Charts and diagrams as code:
* * *
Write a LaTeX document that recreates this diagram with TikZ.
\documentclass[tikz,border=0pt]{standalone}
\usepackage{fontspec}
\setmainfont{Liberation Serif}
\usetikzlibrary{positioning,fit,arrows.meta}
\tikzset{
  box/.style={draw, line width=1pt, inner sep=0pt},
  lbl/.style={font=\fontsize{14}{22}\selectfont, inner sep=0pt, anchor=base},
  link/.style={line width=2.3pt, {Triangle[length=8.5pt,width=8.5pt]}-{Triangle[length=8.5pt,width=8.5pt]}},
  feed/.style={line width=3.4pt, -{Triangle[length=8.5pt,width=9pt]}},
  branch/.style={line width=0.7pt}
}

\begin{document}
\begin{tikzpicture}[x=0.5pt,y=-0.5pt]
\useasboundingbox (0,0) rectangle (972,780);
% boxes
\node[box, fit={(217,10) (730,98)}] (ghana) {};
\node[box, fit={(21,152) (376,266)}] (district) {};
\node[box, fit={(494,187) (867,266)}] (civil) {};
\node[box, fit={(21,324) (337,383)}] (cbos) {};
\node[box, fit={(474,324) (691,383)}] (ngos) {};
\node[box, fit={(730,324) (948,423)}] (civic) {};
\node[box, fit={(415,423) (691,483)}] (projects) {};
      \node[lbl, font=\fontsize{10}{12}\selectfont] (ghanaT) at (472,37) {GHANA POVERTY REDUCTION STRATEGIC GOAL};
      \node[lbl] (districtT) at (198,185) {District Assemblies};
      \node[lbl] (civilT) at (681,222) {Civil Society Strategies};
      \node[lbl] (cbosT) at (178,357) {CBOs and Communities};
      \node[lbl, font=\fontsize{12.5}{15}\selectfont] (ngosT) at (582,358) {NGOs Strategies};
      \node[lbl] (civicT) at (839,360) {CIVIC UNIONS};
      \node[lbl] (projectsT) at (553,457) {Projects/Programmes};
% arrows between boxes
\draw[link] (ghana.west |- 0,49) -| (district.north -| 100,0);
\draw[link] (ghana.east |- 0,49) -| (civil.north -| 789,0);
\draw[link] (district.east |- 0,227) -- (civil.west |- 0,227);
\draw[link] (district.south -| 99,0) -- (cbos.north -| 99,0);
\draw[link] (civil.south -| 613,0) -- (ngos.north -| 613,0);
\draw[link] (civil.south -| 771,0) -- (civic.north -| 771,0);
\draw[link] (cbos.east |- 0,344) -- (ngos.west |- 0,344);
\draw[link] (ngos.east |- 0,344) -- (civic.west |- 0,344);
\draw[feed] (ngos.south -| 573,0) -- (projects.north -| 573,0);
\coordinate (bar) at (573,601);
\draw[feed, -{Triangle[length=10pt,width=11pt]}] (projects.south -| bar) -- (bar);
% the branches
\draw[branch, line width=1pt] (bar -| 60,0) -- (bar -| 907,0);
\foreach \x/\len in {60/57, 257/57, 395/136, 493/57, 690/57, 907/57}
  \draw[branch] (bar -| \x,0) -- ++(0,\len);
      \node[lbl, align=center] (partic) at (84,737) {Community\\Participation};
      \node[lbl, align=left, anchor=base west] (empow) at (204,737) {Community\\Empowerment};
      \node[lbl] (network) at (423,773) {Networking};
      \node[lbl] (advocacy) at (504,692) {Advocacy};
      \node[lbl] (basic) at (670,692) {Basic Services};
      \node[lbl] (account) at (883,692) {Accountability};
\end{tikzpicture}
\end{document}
* * *
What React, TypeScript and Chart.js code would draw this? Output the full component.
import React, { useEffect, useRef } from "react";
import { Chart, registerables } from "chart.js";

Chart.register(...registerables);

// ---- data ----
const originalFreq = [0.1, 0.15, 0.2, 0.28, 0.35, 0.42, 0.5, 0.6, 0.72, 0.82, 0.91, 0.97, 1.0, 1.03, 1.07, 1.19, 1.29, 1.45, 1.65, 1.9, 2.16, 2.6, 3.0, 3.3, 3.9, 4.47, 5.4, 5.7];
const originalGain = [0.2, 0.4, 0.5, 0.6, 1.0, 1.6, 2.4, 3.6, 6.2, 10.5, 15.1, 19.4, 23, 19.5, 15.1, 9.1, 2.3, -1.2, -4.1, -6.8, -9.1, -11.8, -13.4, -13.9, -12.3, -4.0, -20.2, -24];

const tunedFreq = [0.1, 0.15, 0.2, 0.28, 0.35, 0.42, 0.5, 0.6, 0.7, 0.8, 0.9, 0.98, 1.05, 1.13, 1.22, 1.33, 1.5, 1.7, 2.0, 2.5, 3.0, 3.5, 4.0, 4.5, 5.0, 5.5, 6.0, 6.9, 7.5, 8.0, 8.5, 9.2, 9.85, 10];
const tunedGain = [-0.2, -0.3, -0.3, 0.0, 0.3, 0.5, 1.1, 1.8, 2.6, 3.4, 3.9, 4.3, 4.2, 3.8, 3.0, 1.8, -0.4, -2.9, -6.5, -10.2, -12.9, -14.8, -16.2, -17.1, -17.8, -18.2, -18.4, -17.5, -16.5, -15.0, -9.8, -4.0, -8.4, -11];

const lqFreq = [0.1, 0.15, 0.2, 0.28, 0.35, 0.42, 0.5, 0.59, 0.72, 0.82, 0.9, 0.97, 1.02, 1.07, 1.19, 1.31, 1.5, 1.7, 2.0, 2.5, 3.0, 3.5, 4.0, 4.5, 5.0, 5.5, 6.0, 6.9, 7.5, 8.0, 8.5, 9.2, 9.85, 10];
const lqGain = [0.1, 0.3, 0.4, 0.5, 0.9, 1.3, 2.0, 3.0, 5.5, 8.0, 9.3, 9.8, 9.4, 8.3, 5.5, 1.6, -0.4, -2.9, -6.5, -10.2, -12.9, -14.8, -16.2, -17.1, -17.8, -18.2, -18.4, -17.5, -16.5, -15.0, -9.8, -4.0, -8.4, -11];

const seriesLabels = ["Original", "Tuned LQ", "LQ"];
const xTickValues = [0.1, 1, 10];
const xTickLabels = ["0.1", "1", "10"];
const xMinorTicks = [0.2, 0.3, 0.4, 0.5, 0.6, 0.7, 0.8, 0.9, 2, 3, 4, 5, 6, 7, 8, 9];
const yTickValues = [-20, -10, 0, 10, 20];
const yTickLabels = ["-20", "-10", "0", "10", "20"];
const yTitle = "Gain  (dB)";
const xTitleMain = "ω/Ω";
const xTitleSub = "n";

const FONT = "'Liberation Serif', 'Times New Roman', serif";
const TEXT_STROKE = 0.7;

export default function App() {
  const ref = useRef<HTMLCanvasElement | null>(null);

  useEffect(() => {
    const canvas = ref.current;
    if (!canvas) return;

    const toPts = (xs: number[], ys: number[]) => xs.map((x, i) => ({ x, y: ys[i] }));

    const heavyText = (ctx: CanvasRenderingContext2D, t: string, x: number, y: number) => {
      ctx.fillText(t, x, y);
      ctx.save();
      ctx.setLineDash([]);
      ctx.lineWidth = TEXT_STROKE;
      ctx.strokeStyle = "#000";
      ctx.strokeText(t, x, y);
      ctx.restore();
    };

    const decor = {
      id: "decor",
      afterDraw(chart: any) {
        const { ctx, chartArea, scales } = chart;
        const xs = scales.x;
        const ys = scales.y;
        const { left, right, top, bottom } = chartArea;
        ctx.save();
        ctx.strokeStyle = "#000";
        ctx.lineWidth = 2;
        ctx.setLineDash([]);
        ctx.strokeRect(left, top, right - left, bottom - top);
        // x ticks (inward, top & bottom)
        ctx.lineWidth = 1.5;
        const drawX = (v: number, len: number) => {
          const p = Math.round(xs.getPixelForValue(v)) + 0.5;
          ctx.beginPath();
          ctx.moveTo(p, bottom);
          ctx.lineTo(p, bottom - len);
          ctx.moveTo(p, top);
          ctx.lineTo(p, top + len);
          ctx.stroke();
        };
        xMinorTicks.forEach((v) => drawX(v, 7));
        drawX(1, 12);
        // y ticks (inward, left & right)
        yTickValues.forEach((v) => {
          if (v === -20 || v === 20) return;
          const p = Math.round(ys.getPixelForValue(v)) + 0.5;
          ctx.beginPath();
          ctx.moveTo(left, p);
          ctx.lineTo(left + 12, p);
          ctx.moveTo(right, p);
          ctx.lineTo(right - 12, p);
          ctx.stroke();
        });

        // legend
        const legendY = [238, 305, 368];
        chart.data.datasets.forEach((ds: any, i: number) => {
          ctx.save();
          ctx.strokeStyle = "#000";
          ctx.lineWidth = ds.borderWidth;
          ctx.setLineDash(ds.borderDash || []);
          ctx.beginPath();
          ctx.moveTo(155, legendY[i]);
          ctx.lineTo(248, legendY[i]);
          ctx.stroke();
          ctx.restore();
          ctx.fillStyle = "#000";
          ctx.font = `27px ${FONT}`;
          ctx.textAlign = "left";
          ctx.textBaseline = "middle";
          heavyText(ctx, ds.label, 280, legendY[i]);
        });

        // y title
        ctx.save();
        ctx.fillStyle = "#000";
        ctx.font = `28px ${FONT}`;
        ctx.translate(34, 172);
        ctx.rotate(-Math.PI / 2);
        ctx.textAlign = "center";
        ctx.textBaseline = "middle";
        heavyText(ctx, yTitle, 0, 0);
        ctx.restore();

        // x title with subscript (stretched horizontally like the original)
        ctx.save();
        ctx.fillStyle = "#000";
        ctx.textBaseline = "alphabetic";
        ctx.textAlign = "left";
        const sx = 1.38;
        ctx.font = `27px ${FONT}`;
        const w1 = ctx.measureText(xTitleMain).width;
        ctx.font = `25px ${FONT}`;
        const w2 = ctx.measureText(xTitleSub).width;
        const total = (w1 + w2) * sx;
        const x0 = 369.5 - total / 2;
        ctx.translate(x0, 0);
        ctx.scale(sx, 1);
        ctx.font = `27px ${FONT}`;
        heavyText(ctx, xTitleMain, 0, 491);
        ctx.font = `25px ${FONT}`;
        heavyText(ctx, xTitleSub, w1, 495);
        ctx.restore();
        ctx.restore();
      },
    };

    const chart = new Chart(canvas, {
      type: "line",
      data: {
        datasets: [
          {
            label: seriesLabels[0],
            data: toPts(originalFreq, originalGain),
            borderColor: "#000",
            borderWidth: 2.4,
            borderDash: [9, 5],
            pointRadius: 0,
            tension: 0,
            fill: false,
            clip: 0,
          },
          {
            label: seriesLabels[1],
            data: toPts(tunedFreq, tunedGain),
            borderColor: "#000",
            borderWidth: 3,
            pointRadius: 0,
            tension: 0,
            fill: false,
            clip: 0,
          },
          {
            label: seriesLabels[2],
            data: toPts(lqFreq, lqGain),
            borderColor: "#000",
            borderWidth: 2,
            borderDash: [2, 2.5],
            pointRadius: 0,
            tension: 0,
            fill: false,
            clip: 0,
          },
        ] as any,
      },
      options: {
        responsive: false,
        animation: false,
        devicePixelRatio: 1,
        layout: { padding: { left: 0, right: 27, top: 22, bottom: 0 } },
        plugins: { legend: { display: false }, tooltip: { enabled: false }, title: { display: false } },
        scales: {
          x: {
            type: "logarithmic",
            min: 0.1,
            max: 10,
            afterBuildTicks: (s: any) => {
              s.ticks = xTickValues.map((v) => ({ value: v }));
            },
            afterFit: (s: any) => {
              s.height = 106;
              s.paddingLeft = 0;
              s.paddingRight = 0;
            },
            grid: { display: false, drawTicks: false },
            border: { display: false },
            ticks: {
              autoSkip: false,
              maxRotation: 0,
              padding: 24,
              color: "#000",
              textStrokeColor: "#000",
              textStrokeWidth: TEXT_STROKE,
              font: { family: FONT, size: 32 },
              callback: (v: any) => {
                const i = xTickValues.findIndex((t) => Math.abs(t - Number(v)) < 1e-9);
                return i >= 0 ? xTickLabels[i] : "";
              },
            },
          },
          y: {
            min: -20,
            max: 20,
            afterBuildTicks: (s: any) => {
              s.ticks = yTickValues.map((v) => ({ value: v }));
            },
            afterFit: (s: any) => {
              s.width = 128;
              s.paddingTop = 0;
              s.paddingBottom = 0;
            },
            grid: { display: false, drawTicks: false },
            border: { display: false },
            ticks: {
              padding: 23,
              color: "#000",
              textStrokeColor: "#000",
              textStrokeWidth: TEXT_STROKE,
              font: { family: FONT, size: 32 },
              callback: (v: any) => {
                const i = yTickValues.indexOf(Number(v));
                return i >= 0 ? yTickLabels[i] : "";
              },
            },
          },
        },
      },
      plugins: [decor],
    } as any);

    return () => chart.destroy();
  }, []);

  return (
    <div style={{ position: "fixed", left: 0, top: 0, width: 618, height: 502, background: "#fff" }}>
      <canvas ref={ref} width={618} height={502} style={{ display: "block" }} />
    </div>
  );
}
* * *
## WORK TO BE COMPLETED
Scan the data for the word "React" and copy every line where it shows up.

## SOLUTION TO THIS EXERCISE
What React, TypeScript and Chart.js code would draw this? Output the full component.
import React, { useEffect, useRef } from "react";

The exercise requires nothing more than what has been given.